■ **MATERIAL PROVIDED**:

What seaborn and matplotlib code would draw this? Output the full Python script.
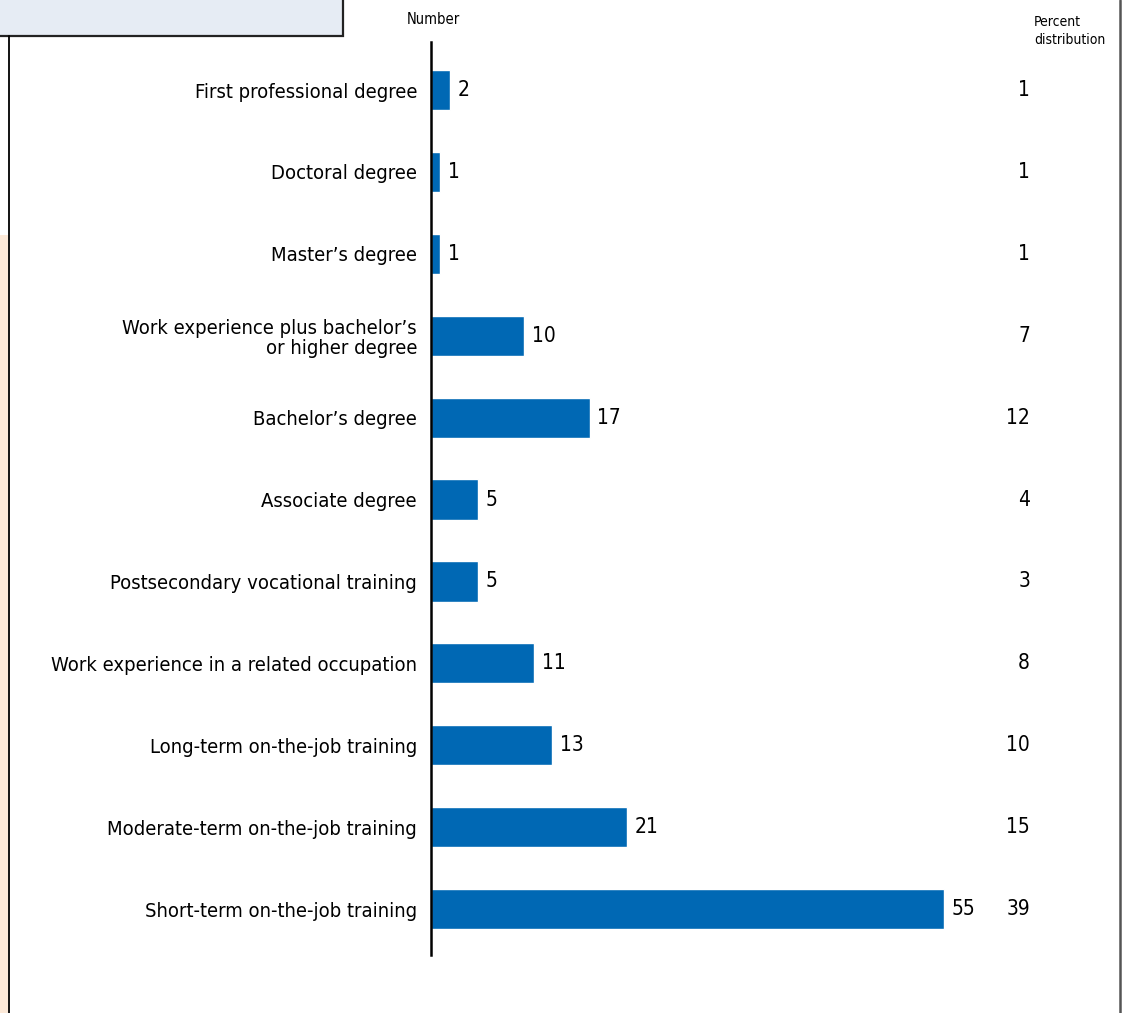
import pandas as pd
import matplotlib.pyplot as plt
import seaborn as sns
from matplotlib.patches import Rectangle
from matplotlib.lines import Line2D

categories = [
    "First professional degree",
    "Doctoral degree",
    "Master\u2019s degree",
    "Work experience plus bachelor\u2019s\nor higher degree",
    "Bachelor\u2019s degree",
    "Associate degree",
    "Postsecondary vocational training",
    "Work experience in a related occupation",
    "Long-term on-the-job training",
    "Moderate-term on-the-job training",
    "Short-term on-the-job training",
]
numbers = [2, 1, 1, 10, 17, 5, 5, 11, 13, 21, 55]
percents = [1, 1, 1, 7, 12, 4, 3, 8, 10, 15, 39]

df = pd.DataFrame({"category": categories, "number": numbers, "percent": percents})

sns.set_style("white")
plt.rcParams['font.family'] = ['DejaVu Sans']
plt.rcParams['font.stretch'] = 'condensed'
plt.rcParams['text.color'] = 'black'
plt.rcParams['ytick.color'] = 'black'

W, H = 1123, 1013
fig = plt.figure(figsize=(W / 100, H / 100), dpi=100)

# frame decorations (figure pixel coords)
px = lambda x, y: (x / W, 1 - y / H)
fig.patches.append(Rectangle(px(0, 1013), 8 / W, (1013 - 235) / H, transform=fig.transFigure,
                             facecolor='#FCE9D8', edgecolor='none', zorder=0))
fig.patches.append(Rectangle(px(-2, 36), 345 / W, 40 / H, transform=fig.transFigure,
                             facecolor='#E6ECF4', edgecolor='#222222', linewidth=1.6, zorder=1))
fig.lines.append(Line2D([8.5 / W, 8.5 / W], [0, 1 - 36 / H], transform=fig.transFigure,
                        color='black', linewidth=1.3))
fig.lines.append(Line2D([1120 / W, 1120 / W], [0, 1], transform=fig.transFigure,
                        color='#555555', linewidth=1.8))

left, right = 431 / W, 1100 / W
bottom, top = 1 - 955 / H, 1 - 42 / H
ax = fig.add_axes([left, bottom, right - left, top - bottom])

sns.barplot(data=df, x="number", y="category", orient="h", color='#0068B4',
            saturation=1, width=0.49, ax=ax)

px_per_unit = 513 / 55
ax.set_xlim(0, (1100 - 431) / px_per_unit)
ax.set_ylim(10.56, -0.586)

for s in ['top', 'right', 'bottom']:
    ax.spines[s].set_visible(False)
ax.spines['left'].set_linewidth(1.8)
ax.spines['left'].set_color('black')
ax.set_xticks([])
ax.set_xlabel("")
ax.set_ylabel("")
ax.tick_params(axis='y', length=0, pad=10, labelsize=14.5)
for lbl in ax.get_yticklabels():
    lbl.set_horizontalalignment('right')
    lbl.set_linespacing(1.1)

for i, (n, p) in enumerate(zip(numbers, percents)):
    ax.text(n + 0.85, i, str(n), va='center', ha='left', fontsize=15)
    ax.text((1030 - 431) / (1100 - 431), i, str(p), va='center', ha='right',
            fontsize=15, transform=ax.get_yaxis_transform())

fig.text(433 / W, 1 - 20 / H, "Number", ha='center', va='center', fontsize=10.5)
fig.text(1034 / W, 1 - 31 / H, "Percent\ndistribution", ha='left', va='center',
         fontsize=10, linespacing=1.3)

fig.savefig("out.png", dpi=100)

■ **SET TASK**: Search the data for the string "matplotlib" and copy each line where it appears.

■ **COMPLETED EXERCISE**:
What seaborn and matplotlib code would draw this? Output the full Python script.
import matplotlib.pyplot as plt
from matplotlib.patches import Rectangle
from matplotlib.lines import Line2D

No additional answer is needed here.